INSTRUCTIONS FOR THE TASK
Print the records below exactly, starting at the first line and stopping after the line that contains "grub_y = [1.6, 1.62, 3.05, 2.6, 2.87, 2.63]". Leave out any pictures.

begin EXERCISE INPUTS

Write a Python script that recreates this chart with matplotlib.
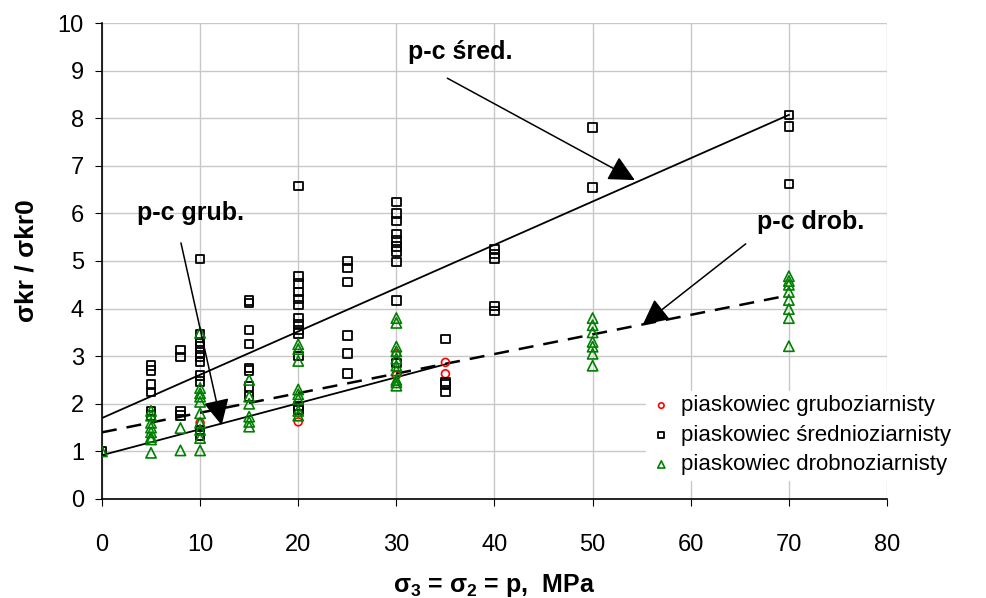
import matplotlib.pyplot as plt

plt.rcParams['font.family'] = ['Liberation Sans', 'DejaVu Sans']

# piaskowiec gruboziarnisty (red circles)
grub_x = [10, 20, 30, 30, 35, 35]
grub_y = [1.6, 1.62, 3.05, 2.6, 2.87, 2.63]

# piaskowiec średnioziarnisty (black squares)
sred_x = [0,
          5, 5, 5, 5, 5, 5,
          8, 8, 8, 8,
          10, 10, 10, 10, 10, 10, 10, 10, 10, 10, 10,
          15, 15, 15, 15, 15, 15, 15, 15,
          20, 20, 20, 20, 20, 20, 20, 20, 20, 20, 20, 20, 20,
          25, 25, 25, 25, 25, 25,
          30, 30, 30, 30, 30, 30, 30, 30, 30, 30,
          35, 35, 35, 35,
          40, 40, 40, 40, 40,
          50, 50,
          70, 70, 70]
sred_y = [1.0,
          2.8, 2.7, 2.4, 2.25, 1.85, 1.75,
          3.13, 2.98, 1.85, 1.75,
          5.04, 3.45, 3.3, 3.2, 3.08, 2.98, 2.88, 2.6, 2.47, 1.45, 1.33,
          4.17, 4.12, 3.55, 3.26, 2.75, 2.7, 2.36, 2.15,
          6.58, 4.67, 4.53, 4.35, 4.2, 4.08, 3.8, 3.68, 3.55, 3.48, 3.0, 1.95, 1.87,
          5.0, 4.85, 4.56, 3.44, 3.06, 2.64,
          6.24, 6.0, 5.84, 5.57, 5.43, 5.3, 5.2, 4.98, 4.17, 2.86,
          3.36, 2.46, 2.4, 2.25,
          5.25, 5.15, 5.05, 4.05, 3.95,
          7.8, 6.55,
          8.07, 7.83, 6.62]

# piaskowiec drobnoziarnisty (green triangles)
drob_x = [0,
          5, 5, 5, 5, 5, 5, 5, 5,
          8, 8,
          10, 10, 10, 10, 10, 10, 10, 10, 10, 10,
          15, 15, 15, 15, 15, 15,
          20, 20, 20, 20, 20, 20, 20, 20,
          30, 30, 30, 30, 30, 30, 30, 30, 30, 30,
          50, 50, 50, 50, 50, 50, 50,
          70, 70, 70, 70, 70, 70, 70, 70]
drob_y = [1.0,
          1.85, 1.75, 1.6, 1.5, 1.4, 1.3, 1.25, 0.97,
          1.49, 1.02,
          3.49, 2.33, 2.22, 2.15, 2.04, 1.8, 1.6, 1.45, 1.28, 1.02,
          2.5, 2.15, 2.0, 1.73, 1.62, 1.52,
          3.25, 3.15, 2.9, 2.3, 2.2, 2.1, 1.85, 1.75,
          3.8, 3.7, 3.2, 3.1, 2.95, 2.8, 2.7, 2.5, 2.45, 2.38,
          3.8, 3.65, 3.5, 3.3, 3.2, 3.05, 2.8,
          4.68, 4.58, 4.5, 4.35, 4.18, 3.99, 3.8, 3.21]

# trend lines (end points)
line_sred_x = [0, 70]
line_sred_y = [1.7, 8.07]
line_drob_x = [0, 70]
line_drob_y = [1.4, 4.28]
line_grub_x = [0, 35]
line_grub_y = [0.92, 2.83]

fig = plt.figure(figsize=(9.87, 5.98), dpi=100)
ax = fig.add_axes([0.1033, 0.1656, 0.7954, 0.7959])

ax.plot(line_sred_x, line_sred_y, color='black', lw=1.3, zorder=3)
ax.plot(line_drob_x, line_drob_y, color='black', lw=1.8, ls=(0, (6, 4)), zorder=3)
ax.plot(line_grub_x, line_grub_y, color='black', lw=1.3, zorder=3)

ax.scatter(grub_x, grub_y, marker='o', s=32, facecolors='none', edgecolors='red',
           linewidths=1.2, label='piaskowiec gruboziarnisty', zorder=4)
ax.scatter(sred_x, sred_y, marker='s', s=38, facecolors='none', edgecolors='black',
           linewidths=1.3, label='piaskowiec średnioziarnisty', zorder=4)
ax.scatter(drob_x, drob_y, marker='^', s=55, facecolors='none', edgecolors='green',
           linewidths=1.2, label='piaskowiec drobnoziarnisty', zorder=4)

# annotation labels and arrows
arrow = dict(arrowstyle='-|>,head_length=1.6,head_width=0.8', color='black',
             lw=1.1, shrinkA=0, shrinkB=0)
ax.text(36.5, 9.39, 'p-c śred.', fontsize=18, fontweight='bold', ha='center', va='center', zorder=5)
ax.annotate('', xy=(54.3, 6.7), xytext=(35.2, 8.84), arrowprops=arrow, zorder=5)
ax.text(9.0, 6.0, 'p-c grub.', fontsize=18, fontweight='bold', ha='center', va='center', zorder=5)
ax.annotate('', xy=(12.2, 1.55), xytext=(8.05, 5.38), arrowprops=arrow, zorder=5)
ax.text(72.2, 5.82, 'p-c drob.', fontsize=18, fontweight='bold', ha='center', va='center', zorder=5)
ax.annotate('', xy=(55.1, 3.66), xytext=(65.6, 5.36), arrowprops=arrow, zorder=5)

ax.set_xlim(0, 80)
ax.set_ylim(0, 10)
ax.set_xticks(range(0, 81, 10))
ax.set_yticks(range(0, 11, 1))
ax.grid(True, color='#c8c8c8', lw=1)
ax.set_axisbelow(True)
for s in ['top', 'right']:
    ax.spines[s].set_visible(False)
ax.spines['left'].set_linewidth(1.2)
ax.spines['bottom'].set_linewidth(1.2)
ax.tick_params(labelsize=17, length=5)
ax.tick_params(axis='x', pad=20)
ax.tick_params(axis='y', pad=8)

ax.set_xlabel(r'σ$_\mathregular{3}$ = σ$_\mathregular{2}$ = p,  MPa', fontsize=18,
              fontweight='bold', labelpad=12)
ax.set_ylabel('σkr / σkr0', fontsize=19, fontweight='bold', labelpad=14)

leg = ax.legend(loc='center left', bbox_to_anchor=(0.643, 0.272), bbox_transform=fig.transFigure,
                fontsize=16, frameon=True, framealpha=1, edgecolor='white', fancybox=False,
                handletextpad=0.4, borderpad=0.2, labelspacing=0.38, handlelength=1.0,
                markerscale=0.7)
leg.set_zorder(6)

fig.savefig('out.png', dpi=100)
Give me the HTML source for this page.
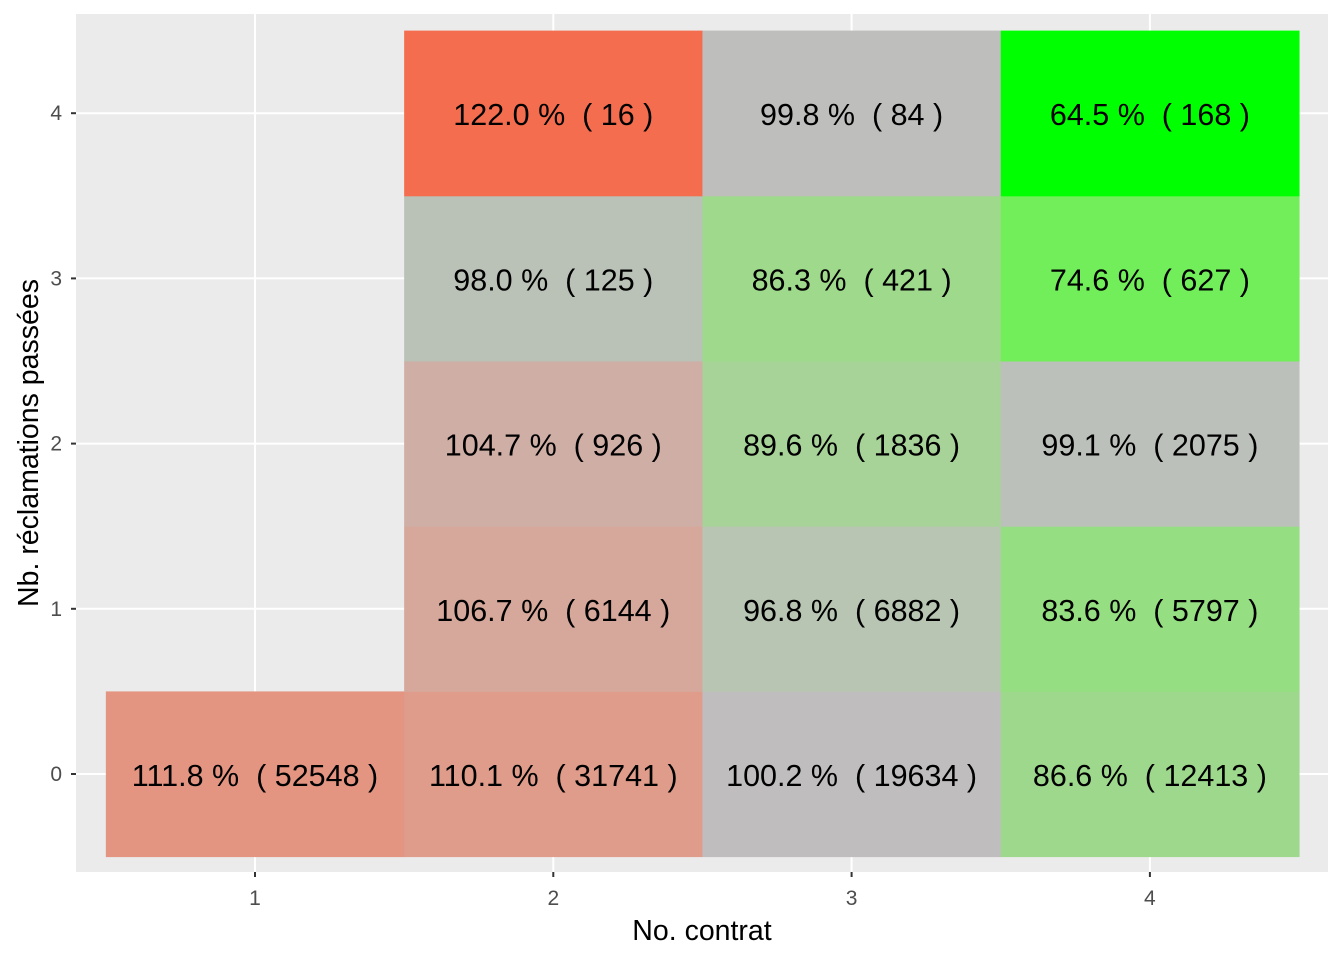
<!DOCTYPE html>
<html><head><meta charset="utf-8"><style>
body{margin:0;background:#fff;}
svg{display:block;font-family:"Liberation Sans",Arial,sans-serif;}
.pre{white-space:pre;}
</style></head><body>
<svg id="chart" width="1344" height="960" viewBox="0 0 1344 960">
<rect x="76" y="14" width="1252" height="858" fill="#EBEBEB"/>
<g id="grid"></g><g id="tiles"></g><g id="axes"></g>
<text x="702" y="940" font-size="28.5" text-anchor="middle" fill="#000">No. contrat</text>
<text transform="translate(38,443) rotate(-90)" font-size="28.5" text-anchor="middle" fill="#000">Nb. réclamations passées</text>
</svg>
<script>
const xCats=[1,2,3,4];
const yCats=[0,1,2,3,4];
const cellX=[1,2,3,4, 2,3,4, 2,3,4, 2,3,4, 2,3,4];
const cellY=[0,0,0,0, 1,1,1, 2,2,2, 3,3,3, 4,4,4];
const ratios=[111.8,110.1,100.2,86.6, 106.7,96.8,83.6, 104.7,89.6,99.1, 98.0,86.3,74.6, 122.0,99.8,64.5];
const counts=[52548,31741,19634,12413, 6144,6882,5797, 926,1836,2075, 125,421,627, 16,84,168];

const NS="http://www.w3.org/2000/svg";
function el(t,a,p){const e=document.createElementNS(NS,t);for(const k in a)e.setAttribute(k,a[k]);p.appendChild(e);return e;}
const sx=v=>255+(v-1)*298.3;
const sy=v=>774-v*165.2;
const tw=298.3, th=165.2;
function toLab(h){let r=parseInt(h.slice(1,3),16)/255,g=parseInt(h.slice(3,5),16)/255,b=parseInt(h.slice(5,7),16)/255;
 const l=c=>c>0.04045?Math.pow((c+0.055)/1.055,2.4):c/12.92;r=l(r);g=l(g);b=l(b);
 let X=(r*0.4124+g*0.3576+b*0.1805)/0.95047,Y=r*0.2126+g*0.7152+b*0.0722,Z=(r*0.0193+g*0.1192+b*0.9505)/1.08883;
 const f=t=>t>0.008856?Math.cbrt(t):7.787*t+16/116;X=f(X);Y=f(Y);Z=f(Z);return[116*Y-16,500*(X-Y),200*(Y-Z)];}
function fromLab(L){let Y=(L[0]+16)/116,X=L[1]/500+Y,Z=Y-L[2]/200;const f=t=>t*t*t>0.008856?t*t*t:(t-16/116)/7.787;
 X=f(X)*0.95047;Y=f(Y);Z=f(Z)*1.08883;let r=X*3.2406+Y*-1.5372+Z*-0.4986,g=X*-0.9689+Y*1.8758+Z*0.0415,b=X*0.0557+Y*-0.2040+Z*1.0570;
 const c=v=>{v=v>0.0031308?1.055*Math.pow(v,1/2.4)-0.055:12.92*v;return Math.round(Math.max(0,Math.min(1,v))*255);};
 return `rgb(${c(r)},${c(g)},${c(b)})`;}
const mid=toLab("#BEBEBE"),hi=toLab("#F46D4F"),lo=toLab("#00FF00");
const rmax=Math.max(...ratios),rmin=Math.min(...ratios);
function col(v){let t,e;if(v>=100){t=(v-100)/(rmax-100);e=hi;}else{t=(100-v)/(100-rmin);e=lo;}
 return fromLab(mid.map((m,i)=>m+(e[i]-m)*t));}
const grid=document.getElementById('grid'),tiles=document.getElementById('tiles'),axes=document.getElementById('axes');
xCats.forEach(v=>{const l=el('line',{x1:sx(v),x2:sx(v),y1:14,y2:872,stroke:'#fff','stroke-width':2},grid);

const t=el('line',{x1:sx(v),x2:sx(v),y1:872,y2:877,stroke:'#333','stroke-width':2},axes);

const tx=el('text',{x:sx(v),y:905,'font-size':21,'text-anchor':'middle',fill:'#4D4D4D'},axes);tx.textContent=v;
});
yCats.forEach(v=>{const l=el('line',{x1:76,x2:1328,y1:sy(v),y2:sy(v),stroke:'#fff','stroke-width':2},grid);

const t=el('line',{x1:71,x2:76,y1:sy(v),y2:sy(v),stroke:'#333','stroke-width':2},axes);

const tx=el('text',{x:62,y:sy(v)+7,'font-size':21,'text-anchor':'end',fill:'#4D4D4D'},axes);tx.textContent=v;
});
ratios.forEach((r,i)=>{const cx=sx(cellX[i]),cy=sy(cellY[i]);
const rc=el('rect',{x:cx-tw/2,y:cy-th/2,width:tw+0.5,height:th+0.5,fill:col(r)},tiles);

const t=el('text',{x:cx,y:cy+12,'font-size':30.5,'text-anchor':'middle',fill:'#000','class':'pre'},tiles);
t.textContent=r.toFixed(1)+' %  ( '+counts[i]+' )';
});
</script>
</body></html>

end EXERCISE INPUTS

REPLY
Write a Python script that recreates this chart with matplotlib.
import matplotlib.pyplot as plt

plt.rcParams['font.family'] = ['Liberation Sans', 'DejaVu Sans']

# piaskowiec gruboziarnisty (red circles)
grub_x = [10, 20, 30, 30, 35, 35]
grub_y = [1.6, 1.62, 3.05, 2.6, 2.87, 2.63]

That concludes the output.